The more you know, the more you get, as it should be.
Quite right – although the new policy still rewards those whose guesses are more educated, for the simple fact that they’re more likely to be right.
You’re quite right to push beyond the binary “known answer” vs. “random guess” framework I’ve set up, but I don’t think acknowledging those extra degrees of knowledge alters the final analysis of the two systems.
This whole topic should be given to all students studying statistics as for them it’s about as real world as it gets.
True. Teaching Stats, I found myself illustrating concepts by drawing upon examples from the world of testing – scores, averages, percentiles. Kind of a shame that this is the primary relationship so many kids have with data, but that being the case, might as well exploit it!
Hey, maybe I missed the explanation, but why no whiteboards? Just curious.
Yeah, good question with a weird/silly response: I moved from sunny California to cloudy England, and it’s harder to get enough sunlight to photograph the whiteboard. (Under artificial light, there’s usually a glare.)
Also, felt like I was stagnating artistically and needed a new medium to summon my muse. (Let me know if you see her, my muse. She’s been scarce for the last, oh, 27 years.)
Am I the only one who thinks it’s still preferable to guess in the penalized test example?
the expectancy for a guess is 0.25*1 – 0.75*(-0.25) = 0.25 (meaning you get a quarter point for a guess on average)
While the example question shows only four answers, I seem to recall actual SAT questions having five. That gets you the four wrong answers per right answer needed to balance out perfectly on average at a -.25 penalty.

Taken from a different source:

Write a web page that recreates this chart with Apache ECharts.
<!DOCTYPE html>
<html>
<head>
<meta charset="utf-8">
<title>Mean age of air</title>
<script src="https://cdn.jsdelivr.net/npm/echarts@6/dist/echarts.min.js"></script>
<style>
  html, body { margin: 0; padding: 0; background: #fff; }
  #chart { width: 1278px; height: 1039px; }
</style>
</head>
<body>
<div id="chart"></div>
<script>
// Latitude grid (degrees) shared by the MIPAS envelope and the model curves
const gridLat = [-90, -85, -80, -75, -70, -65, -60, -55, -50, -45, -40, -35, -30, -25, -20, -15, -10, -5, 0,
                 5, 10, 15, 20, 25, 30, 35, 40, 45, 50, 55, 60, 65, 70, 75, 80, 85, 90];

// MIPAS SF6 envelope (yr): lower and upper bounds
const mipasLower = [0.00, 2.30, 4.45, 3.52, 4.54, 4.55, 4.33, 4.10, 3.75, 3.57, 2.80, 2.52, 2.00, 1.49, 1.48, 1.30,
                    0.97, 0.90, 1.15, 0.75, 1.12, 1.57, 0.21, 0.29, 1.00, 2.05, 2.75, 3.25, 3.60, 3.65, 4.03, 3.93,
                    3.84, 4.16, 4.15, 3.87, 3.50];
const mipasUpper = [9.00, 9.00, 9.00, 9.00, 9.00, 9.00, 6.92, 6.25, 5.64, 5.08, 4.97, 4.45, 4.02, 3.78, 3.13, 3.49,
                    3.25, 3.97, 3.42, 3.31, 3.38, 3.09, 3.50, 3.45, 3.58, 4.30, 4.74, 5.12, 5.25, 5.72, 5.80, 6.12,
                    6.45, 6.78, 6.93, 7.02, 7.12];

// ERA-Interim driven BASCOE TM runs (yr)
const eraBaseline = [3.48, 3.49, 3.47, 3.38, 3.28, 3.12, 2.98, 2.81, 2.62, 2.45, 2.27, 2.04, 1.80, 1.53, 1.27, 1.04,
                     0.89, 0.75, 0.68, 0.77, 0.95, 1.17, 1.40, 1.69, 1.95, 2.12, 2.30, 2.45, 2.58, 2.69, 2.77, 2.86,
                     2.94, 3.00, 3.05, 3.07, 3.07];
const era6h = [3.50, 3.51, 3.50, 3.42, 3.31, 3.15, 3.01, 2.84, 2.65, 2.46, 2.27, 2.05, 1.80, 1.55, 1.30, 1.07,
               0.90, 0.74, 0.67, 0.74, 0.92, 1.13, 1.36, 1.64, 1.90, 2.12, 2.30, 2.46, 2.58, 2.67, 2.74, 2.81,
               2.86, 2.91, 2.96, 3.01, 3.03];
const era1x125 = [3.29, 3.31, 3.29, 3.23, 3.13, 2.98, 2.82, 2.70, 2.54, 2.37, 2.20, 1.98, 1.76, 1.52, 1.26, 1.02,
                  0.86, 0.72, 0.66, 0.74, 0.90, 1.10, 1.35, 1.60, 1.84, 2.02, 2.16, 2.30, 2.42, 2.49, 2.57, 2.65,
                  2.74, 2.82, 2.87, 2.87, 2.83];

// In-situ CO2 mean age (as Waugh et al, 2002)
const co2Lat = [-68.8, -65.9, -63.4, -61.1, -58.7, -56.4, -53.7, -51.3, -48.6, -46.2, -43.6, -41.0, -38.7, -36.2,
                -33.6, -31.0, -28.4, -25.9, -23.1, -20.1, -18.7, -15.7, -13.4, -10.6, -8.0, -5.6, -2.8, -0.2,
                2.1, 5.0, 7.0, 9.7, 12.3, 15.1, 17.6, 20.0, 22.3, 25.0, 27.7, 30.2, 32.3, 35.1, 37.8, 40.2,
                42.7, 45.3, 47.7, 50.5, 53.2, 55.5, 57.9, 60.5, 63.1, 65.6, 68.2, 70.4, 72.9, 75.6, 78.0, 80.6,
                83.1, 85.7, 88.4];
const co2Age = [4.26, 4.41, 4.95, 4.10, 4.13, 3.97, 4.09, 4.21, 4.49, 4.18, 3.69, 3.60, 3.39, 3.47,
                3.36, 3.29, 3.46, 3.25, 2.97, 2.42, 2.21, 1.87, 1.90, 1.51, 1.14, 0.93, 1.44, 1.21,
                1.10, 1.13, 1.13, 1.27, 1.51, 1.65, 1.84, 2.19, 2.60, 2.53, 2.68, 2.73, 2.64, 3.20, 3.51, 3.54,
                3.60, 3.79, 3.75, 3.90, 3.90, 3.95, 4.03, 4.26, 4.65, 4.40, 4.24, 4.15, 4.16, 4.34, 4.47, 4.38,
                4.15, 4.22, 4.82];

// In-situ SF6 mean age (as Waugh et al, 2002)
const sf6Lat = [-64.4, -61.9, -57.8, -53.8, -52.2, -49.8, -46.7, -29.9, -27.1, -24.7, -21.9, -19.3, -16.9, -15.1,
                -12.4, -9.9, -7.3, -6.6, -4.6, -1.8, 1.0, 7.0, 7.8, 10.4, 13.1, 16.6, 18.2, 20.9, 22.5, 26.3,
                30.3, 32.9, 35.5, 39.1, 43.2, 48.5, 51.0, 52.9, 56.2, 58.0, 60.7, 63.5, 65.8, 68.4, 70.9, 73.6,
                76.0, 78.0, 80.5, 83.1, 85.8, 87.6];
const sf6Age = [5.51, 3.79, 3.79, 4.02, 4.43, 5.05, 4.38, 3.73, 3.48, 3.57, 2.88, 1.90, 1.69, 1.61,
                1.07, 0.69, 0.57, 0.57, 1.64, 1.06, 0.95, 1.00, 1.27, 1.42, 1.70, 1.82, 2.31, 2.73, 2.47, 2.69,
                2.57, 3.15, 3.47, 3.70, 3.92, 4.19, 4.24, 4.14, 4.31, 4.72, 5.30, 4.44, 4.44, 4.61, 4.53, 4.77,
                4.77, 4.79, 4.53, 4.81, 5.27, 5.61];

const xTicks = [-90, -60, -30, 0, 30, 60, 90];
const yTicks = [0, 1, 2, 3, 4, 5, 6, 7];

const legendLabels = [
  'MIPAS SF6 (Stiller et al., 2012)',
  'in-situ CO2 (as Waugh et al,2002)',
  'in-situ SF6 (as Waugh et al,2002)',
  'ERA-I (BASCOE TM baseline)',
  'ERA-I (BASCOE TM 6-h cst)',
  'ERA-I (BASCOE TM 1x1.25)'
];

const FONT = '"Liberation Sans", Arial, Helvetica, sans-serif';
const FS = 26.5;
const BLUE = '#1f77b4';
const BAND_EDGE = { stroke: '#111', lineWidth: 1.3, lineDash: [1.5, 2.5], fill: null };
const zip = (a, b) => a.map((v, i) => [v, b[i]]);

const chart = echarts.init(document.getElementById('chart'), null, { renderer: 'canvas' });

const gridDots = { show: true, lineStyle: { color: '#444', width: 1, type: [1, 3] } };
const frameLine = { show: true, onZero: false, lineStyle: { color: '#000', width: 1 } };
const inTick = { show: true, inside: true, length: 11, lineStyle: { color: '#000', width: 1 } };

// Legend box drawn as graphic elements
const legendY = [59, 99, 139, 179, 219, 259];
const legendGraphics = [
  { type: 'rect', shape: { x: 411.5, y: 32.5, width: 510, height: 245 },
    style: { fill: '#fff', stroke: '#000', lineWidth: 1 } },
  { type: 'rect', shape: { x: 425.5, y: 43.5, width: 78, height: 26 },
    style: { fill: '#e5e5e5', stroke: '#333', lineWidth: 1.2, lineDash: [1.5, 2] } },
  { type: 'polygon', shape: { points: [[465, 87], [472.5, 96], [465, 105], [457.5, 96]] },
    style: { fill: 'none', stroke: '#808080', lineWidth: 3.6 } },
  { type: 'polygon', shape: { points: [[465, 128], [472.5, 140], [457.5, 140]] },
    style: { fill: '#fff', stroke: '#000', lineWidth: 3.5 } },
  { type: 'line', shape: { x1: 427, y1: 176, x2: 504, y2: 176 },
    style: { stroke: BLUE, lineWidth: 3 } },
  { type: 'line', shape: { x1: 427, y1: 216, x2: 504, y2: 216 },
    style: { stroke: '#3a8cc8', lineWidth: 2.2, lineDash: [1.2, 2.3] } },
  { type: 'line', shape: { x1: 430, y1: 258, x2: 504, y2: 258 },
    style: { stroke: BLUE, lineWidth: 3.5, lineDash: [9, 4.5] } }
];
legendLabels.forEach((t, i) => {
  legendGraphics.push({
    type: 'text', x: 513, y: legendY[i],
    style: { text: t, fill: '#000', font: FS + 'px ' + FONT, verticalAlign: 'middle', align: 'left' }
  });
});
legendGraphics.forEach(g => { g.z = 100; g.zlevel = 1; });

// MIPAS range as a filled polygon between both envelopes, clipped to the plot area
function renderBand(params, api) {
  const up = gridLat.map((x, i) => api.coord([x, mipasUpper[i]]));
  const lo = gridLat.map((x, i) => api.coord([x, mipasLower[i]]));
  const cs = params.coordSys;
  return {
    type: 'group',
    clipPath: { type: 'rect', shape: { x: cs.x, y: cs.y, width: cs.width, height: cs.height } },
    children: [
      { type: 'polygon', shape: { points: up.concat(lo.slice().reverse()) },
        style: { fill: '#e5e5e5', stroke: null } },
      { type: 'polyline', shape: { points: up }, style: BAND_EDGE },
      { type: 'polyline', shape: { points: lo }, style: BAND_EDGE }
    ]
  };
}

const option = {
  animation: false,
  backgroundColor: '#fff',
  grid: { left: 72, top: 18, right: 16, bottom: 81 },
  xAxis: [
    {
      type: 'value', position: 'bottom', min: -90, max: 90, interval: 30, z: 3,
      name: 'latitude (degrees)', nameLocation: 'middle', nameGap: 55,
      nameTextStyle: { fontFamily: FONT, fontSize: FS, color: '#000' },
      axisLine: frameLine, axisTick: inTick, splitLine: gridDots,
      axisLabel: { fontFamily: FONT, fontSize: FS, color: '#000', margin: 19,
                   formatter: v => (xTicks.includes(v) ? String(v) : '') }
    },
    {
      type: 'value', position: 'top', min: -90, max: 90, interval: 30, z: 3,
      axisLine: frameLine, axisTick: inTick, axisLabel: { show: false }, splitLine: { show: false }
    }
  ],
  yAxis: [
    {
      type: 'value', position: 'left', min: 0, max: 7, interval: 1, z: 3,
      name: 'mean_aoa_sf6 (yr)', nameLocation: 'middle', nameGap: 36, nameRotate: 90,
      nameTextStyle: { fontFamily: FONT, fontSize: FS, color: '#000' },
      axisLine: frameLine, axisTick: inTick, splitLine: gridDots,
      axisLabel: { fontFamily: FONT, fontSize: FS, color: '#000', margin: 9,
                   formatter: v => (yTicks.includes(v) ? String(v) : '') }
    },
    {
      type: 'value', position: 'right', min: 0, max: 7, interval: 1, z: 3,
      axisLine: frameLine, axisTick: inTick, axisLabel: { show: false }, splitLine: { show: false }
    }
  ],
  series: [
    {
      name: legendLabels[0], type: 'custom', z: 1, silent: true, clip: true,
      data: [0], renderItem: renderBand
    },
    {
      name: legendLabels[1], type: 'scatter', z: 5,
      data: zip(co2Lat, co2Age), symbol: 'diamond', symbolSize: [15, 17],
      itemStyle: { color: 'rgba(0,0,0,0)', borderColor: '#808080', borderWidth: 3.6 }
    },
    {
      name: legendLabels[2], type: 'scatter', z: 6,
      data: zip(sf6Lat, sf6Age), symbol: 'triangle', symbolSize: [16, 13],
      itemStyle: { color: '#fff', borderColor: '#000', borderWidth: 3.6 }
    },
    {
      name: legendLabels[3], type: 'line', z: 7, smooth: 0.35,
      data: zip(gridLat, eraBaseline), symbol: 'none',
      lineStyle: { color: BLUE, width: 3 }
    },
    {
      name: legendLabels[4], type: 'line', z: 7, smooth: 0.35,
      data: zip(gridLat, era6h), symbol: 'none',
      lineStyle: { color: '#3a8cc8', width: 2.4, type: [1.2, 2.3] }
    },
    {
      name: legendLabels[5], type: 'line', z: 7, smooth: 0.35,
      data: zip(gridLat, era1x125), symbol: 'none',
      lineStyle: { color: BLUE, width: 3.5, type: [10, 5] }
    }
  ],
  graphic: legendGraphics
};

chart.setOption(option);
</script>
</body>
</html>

Yeah, sorry for the misleading illustration! Although, then again, see the title of the blog…
I never took one of his courses, but I’m told that Prof. Giventhal at Berkeley offered a huge bonus (maybe 40/100 points or so) for writing nothing false on the exam. There were still the full 100 points available if you wanted to take the exam the usual way, but you could also try to get an A+ by solving a fraction of the problems perfectly. I like the idea in theory, but I imagine it caused terror in practice.